■ EXERCISE AIM
Within the records that follow, find every line containing the string "this". Copy those lines.

■ EXTRACTED MATERIAL
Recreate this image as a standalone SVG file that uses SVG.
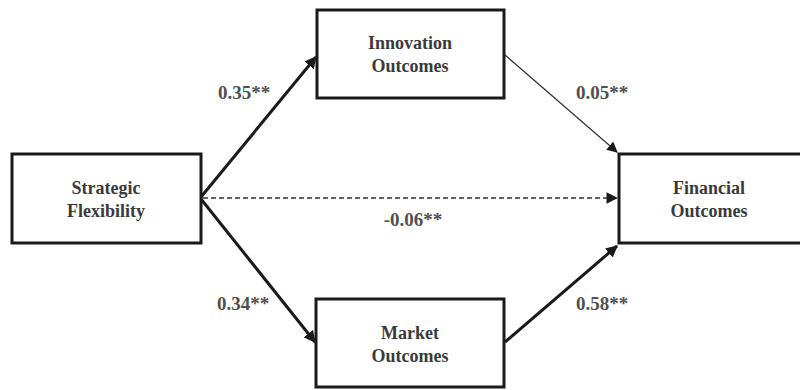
---
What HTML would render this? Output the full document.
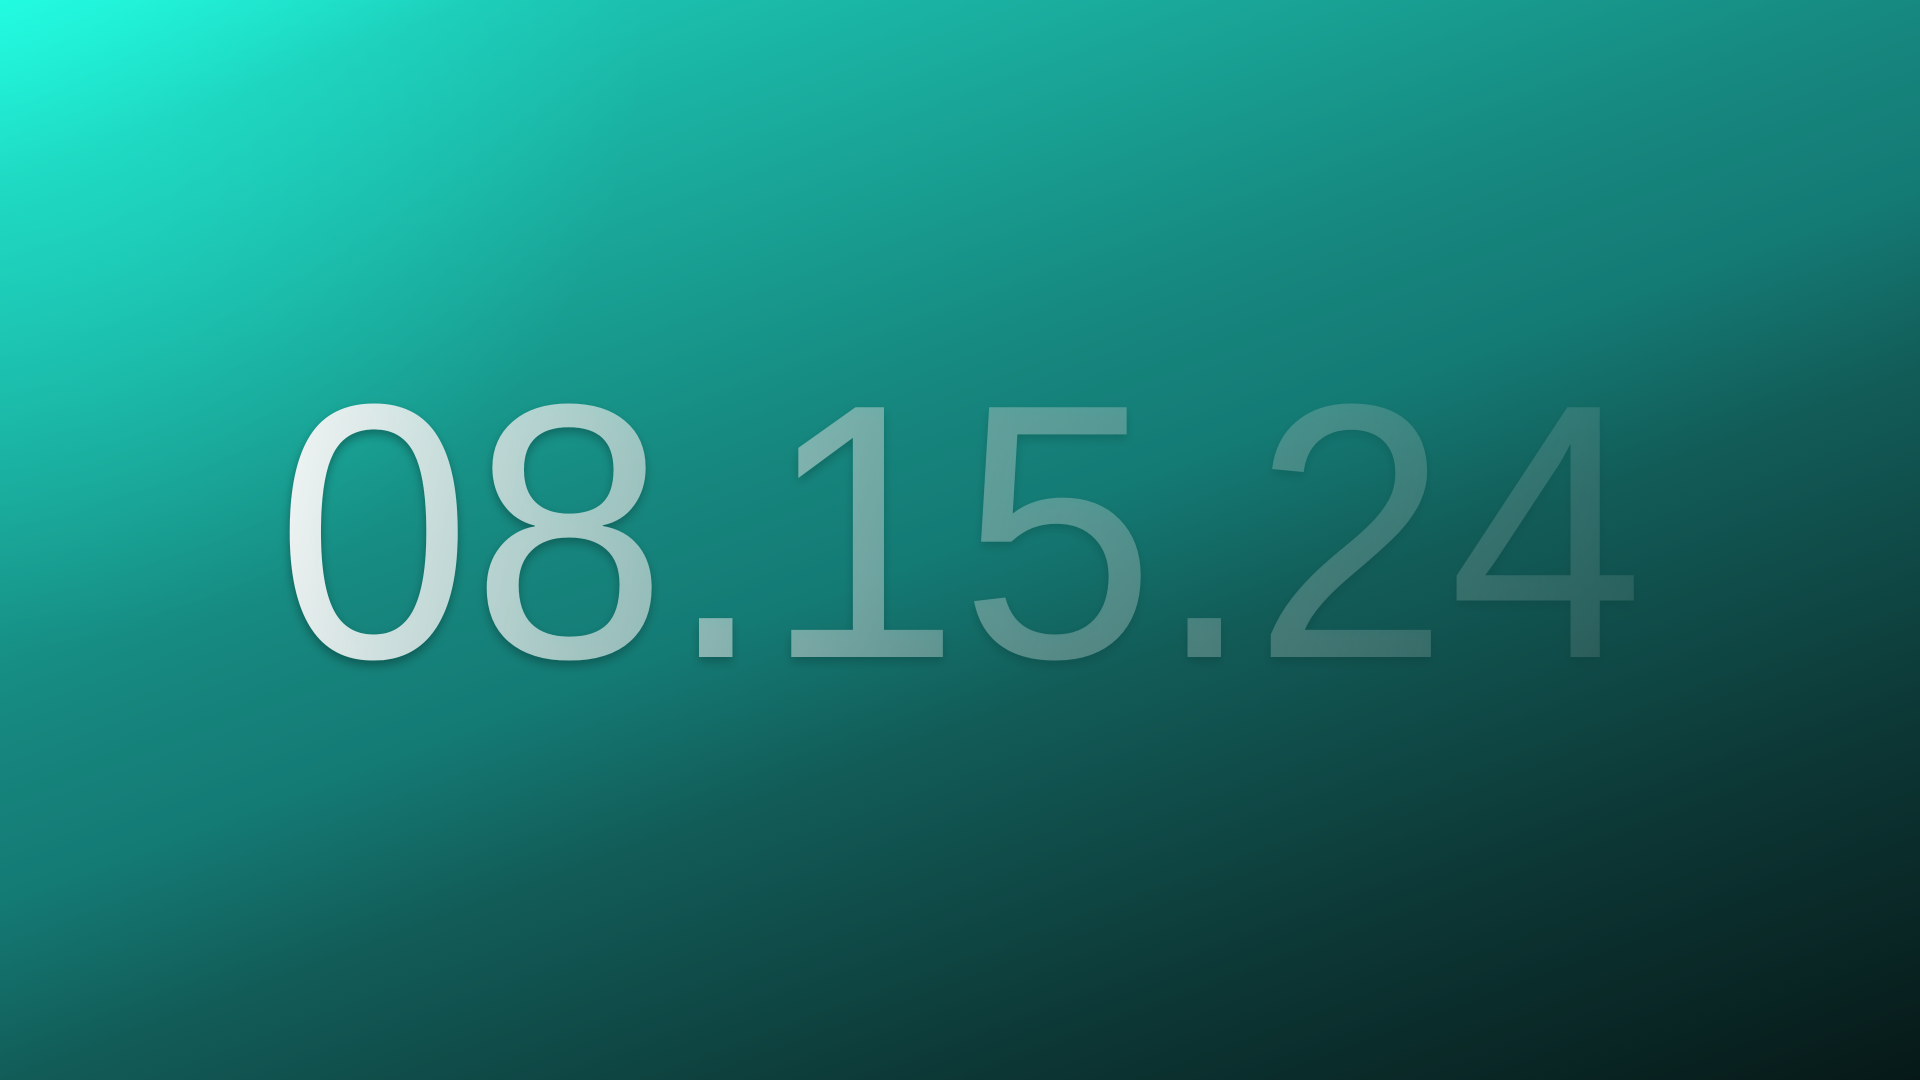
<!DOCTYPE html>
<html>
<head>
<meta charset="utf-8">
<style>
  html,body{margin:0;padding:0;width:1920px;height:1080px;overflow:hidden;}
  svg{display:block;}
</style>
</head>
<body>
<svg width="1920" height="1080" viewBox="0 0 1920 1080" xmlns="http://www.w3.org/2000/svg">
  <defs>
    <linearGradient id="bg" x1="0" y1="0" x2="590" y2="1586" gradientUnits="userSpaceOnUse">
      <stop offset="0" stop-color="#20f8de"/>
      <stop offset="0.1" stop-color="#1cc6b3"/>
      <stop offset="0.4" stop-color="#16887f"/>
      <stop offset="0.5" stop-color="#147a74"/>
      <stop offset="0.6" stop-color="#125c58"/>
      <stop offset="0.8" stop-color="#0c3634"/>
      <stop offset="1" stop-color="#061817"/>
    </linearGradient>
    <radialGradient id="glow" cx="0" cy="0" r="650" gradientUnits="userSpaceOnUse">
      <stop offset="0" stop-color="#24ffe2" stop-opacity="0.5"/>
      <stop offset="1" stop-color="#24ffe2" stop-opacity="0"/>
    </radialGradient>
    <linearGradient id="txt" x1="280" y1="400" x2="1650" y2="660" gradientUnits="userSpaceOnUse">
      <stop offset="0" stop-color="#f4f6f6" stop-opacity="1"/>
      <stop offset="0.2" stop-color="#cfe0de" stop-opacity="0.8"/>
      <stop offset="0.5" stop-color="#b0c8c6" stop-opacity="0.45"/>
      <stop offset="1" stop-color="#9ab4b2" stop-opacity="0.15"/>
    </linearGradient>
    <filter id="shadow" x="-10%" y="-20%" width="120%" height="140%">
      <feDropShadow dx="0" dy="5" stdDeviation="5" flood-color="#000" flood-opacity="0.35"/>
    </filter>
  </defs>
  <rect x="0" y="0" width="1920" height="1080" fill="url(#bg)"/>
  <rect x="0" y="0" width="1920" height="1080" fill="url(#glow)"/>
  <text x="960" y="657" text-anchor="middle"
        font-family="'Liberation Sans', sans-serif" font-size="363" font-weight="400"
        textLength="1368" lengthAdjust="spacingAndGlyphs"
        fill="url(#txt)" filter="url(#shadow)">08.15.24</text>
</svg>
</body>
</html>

■ REPLY
Recreate this image as a standalone SVG file that uses SVG.
What HTML would render this? Output the full document.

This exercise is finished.